BEGIN Given information

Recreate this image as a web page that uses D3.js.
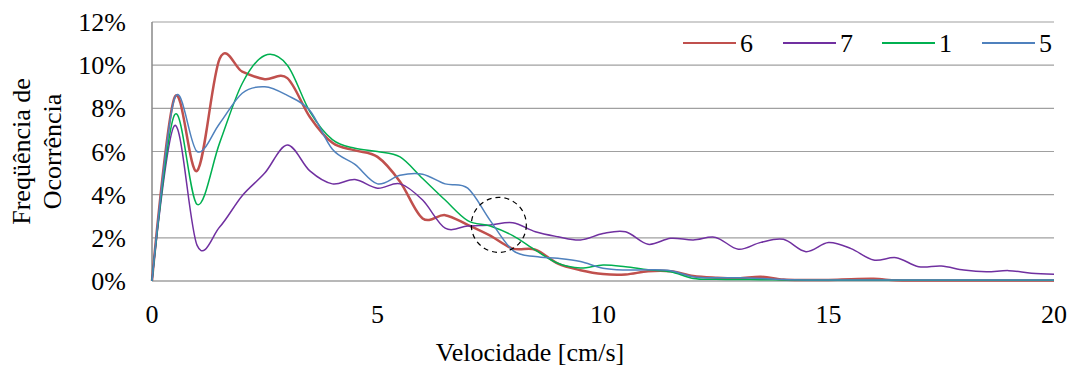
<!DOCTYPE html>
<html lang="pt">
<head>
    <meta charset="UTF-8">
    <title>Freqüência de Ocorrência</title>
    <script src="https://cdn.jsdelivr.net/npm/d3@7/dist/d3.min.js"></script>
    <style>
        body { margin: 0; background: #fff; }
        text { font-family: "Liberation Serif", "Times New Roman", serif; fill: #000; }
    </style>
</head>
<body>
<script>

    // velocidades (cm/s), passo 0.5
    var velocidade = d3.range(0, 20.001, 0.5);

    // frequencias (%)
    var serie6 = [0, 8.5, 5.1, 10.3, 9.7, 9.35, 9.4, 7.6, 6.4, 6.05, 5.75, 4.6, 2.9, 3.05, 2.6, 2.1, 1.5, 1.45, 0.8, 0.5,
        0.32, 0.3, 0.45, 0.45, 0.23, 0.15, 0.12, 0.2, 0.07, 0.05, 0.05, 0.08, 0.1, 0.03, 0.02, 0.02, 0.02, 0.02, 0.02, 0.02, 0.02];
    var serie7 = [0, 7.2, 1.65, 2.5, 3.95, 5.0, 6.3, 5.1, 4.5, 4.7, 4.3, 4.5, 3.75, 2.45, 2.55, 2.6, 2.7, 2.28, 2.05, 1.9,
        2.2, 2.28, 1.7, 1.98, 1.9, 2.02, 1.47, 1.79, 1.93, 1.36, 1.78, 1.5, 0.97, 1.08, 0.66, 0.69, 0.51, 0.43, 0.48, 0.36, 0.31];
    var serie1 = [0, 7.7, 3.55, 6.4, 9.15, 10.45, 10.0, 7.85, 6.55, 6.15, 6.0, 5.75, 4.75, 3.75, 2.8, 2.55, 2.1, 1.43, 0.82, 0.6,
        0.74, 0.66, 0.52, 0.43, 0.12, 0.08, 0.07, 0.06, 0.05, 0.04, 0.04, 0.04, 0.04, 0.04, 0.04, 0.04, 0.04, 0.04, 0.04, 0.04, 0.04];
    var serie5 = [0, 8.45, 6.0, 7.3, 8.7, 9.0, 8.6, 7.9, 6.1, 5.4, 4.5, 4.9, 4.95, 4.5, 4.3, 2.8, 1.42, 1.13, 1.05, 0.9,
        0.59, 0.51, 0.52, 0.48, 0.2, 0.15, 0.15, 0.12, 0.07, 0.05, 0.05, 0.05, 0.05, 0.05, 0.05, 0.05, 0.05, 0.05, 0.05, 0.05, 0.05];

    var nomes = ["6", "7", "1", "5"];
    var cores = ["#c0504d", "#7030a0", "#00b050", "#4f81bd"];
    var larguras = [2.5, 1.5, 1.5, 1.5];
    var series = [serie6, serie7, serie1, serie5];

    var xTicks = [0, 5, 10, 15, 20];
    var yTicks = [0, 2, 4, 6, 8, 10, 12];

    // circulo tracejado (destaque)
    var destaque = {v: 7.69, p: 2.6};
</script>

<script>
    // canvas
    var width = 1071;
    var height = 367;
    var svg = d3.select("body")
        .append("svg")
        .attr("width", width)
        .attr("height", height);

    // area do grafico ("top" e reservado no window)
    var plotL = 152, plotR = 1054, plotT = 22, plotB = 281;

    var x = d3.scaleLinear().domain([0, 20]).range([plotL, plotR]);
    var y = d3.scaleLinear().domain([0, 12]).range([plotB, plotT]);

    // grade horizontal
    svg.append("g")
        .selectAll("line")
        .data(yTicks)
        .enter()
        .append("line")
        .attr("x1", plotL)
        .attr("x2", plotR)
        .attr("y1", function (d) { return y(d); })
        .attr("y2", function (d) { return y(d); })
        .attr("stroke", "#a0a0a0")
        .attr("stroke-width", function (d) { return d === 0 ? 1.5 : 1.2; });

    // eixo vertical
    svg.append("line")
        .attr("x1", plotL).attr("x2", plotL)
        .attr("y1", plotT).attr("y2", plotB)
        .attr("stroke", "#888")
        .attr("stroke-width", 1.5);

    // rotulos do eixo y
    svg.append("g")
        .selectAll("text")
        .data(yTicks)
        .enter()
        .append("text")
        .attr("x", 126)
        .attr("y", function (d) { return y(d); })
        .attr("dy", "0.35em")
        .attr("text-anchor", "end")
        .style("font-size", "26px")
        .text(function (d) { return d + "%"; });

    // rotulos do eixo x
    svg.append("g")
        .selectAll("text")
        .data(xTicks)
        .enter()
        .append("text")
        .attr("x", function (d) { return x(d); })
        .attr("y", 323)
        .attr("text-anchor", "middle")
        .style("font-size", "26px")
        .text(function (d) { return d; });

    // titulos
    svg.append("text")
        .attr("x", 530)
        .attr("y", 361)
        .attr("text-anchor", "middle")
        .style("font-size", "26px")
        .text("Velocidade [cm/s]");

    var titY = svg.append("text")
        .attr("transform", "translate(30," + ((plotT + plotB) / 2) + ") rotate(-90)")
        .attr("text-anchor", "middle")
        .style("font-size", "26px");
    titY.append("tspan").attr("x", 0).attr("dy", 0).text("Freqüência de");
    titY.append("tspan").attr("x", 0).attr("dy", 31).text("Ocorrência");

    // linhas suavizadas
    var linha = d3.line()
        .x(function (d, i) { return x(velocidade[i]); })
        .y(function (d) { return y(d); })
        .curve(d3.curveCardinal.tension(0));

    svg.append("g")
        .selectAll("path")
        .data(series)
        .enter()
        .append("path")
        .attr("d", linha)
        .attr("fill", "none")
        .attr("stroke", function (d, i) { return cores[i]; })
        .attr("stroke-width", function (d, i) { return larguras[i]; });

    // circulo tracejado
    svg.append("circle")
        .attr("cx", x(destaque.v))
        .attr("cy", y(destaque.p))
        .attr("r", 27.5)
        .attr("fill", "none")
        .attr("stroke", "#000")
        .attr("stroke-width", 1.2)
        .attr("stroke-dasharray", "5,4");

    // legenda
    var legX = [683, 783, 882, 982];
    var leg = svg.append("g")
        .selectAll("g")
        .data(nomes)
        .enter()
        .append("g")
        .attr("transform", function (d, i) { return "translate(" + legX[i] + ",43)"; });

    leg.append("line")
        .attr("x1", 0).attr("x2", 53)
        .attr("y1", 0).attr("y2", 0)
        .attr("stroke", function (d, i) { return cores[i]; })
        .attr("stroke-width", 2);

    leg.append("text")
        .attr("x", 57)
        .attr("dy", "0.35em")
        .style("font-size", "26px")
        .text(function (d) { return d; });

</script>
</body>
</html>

END Given information
BEGIN Given information

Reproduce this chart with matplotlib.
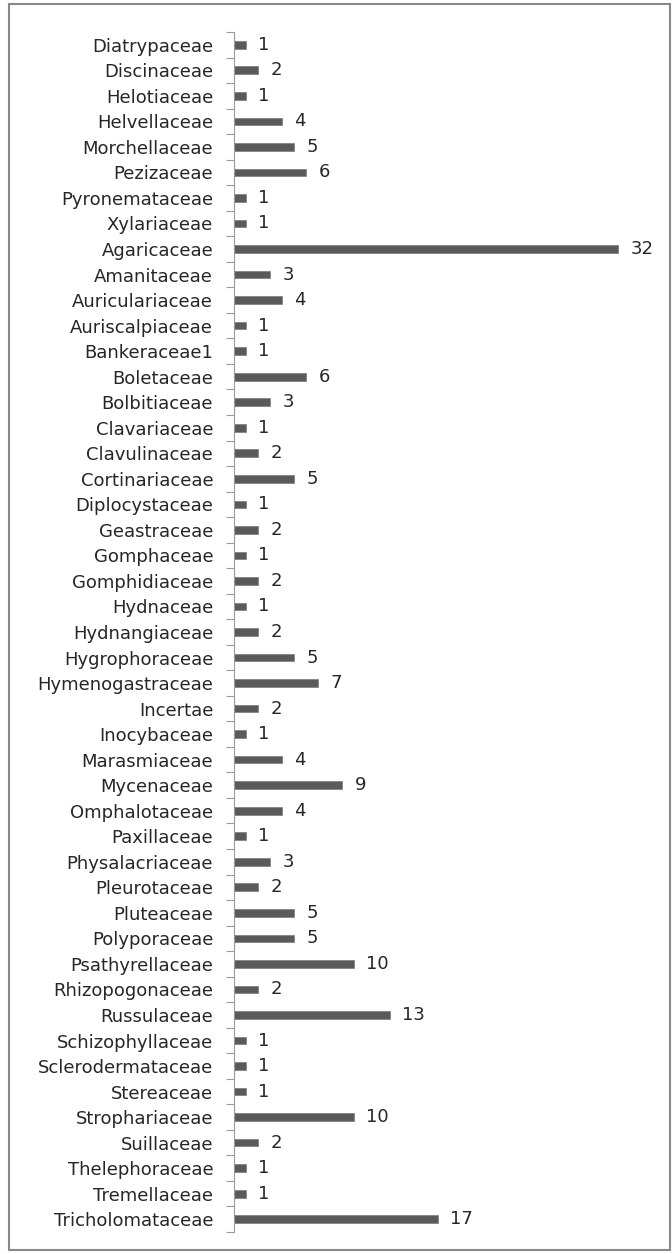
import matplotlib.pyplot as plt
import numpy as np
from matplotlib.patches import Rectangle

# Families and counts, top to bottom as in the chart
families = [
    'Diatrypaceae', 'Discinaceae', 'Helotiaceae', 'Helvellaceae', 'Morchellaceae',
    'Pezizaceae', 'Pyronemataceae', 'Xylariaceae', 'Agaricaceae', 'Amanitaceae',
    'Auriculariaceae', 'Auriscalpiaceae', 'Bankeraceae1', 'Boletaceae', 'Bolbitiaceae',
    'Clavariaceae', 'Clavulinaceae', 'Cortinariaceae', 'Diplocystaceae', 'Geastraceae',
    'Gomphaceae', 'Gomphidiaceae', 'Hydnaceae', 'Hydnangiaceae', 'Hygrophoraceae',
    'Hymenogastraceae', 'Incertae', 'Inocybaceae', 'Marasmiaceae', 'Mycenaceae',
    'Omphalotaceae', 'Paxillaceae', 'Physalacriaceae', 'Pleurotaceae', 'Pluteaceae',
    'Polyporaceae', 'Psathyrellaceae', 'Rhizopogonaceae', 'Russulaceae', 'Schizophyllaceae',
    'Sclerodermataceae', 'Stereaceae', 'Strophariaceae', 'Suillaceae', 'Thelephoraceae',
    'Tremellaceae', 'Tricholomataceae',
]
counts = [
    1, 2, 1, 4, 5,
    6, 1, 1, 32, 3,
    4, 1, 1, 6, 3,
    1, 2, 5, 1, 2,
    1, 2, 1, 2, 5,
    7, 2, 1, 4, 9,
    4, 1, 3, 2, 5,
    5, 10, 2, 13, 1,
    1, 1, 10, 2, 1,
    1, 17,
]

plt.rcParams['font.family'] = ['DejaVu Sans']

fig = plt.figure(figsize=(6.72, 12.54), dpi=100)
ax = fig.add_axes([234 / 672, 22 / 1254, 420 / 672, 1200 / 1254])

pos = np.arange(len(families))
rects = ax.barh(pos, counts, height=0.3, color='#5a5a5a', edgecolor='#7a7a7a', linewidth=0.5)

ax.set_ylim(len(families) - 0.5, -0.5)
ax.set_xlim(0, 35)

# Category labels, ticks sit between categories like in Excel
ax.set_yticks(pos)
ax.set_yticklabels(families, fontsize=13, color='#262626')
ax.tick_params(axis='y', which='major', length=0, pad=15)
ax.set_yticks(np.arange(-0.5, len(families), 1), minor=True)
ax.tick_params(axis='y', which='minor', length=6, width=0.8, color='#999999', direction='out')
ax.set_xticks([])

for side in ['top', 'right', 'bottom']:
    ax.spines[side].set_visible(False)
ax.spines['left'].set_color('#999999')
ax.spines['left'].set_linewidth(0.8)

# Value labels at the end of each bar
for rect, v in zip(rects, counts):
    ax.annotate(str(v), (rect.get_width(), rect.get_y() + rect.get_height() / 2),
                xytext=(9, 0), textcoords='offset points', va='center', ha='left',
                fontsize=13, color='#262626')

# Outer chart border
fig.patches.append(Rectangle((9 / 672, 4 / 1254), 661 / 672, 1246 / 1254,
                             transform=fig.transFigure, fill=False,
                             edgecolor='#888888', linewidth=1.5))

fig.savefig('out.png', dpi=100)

END Given information

* Exercise goal: Drop the images and output only the lines from the one that contains "Reproduce this chart with matplotlib." to the one that contains "from matplotlib.patches import Rectangle", both included.

* Problem solution:
Reproduce this chart with matplotlib.
import matplotlib.pyplot as plt
import numpy as np
from matplotlib.patches import Rectangle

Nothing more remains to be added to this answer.